Я тут подумал, кстати, почему все зацикливаются на рифме слова "Ручеёк", зачем?
Сразу выскакивает буквально миллион слоганов, ""Ручеёк" у нас такой, тыры-пыры неплохой", ""Ручеёк у нас один тыры-пыры обалдин" - я так, навскидку швыряюсь, сама идея.
Вот вы меня этой темой устали...  :Smile3: 
Спать полез, снится: "Ах, ручеё-ё-о-очек-ручеё-ё-о-ок..."
Чёрт те что, ей-ГейтЦу...  :Grin: 
По теме, если серьёзно - надо от стандарта отвалить, тогда правда получится. Дети - они правду чувствуют.
Им трудно выговаривать "ч", "ш", "щ".
Они ж у нас косноязычные, не все же Игори Кирилловы.
Потому и надо на это делать упор... это я так считаю, возможно, я и неправ.
Ручеёк - он что? Он - журчит, течёт. Их когда много - речка получается.
Там в нём - рыбки, буераки-реки-раки...
Следовательно: движение надо дать, поступательное.
Типа: Мы плывём, мы - журчим, наш девиз - по-бе дим!!!
Ну, как-то... я не знаю. Слишком много написал.
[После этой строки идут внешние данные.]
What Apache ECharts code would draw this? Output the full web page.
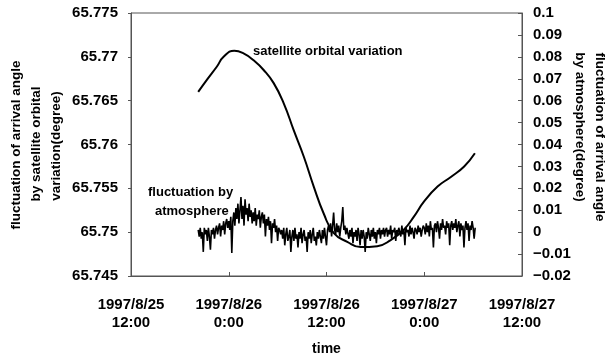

ЗЫ. Перед тем, как кнопку "Отправить" нажал -  в башку пришло:
Президент - Путин,
"Ручеёк" - будет.

Гы.. а что - и политкорректно, и коротко.

----------


## Svetlanachuk

> *Svetlanachuk*, 
> Светланочка, как раз учитывая возраст 5-7 лет они просто это не выговорят же!!!!


Проверено на 5-летнем сыне))))))))) Ему понравилось. В любом случае, форум тем и ценен, что предложили много вариантов на любой вкус, есть из чего выбрать...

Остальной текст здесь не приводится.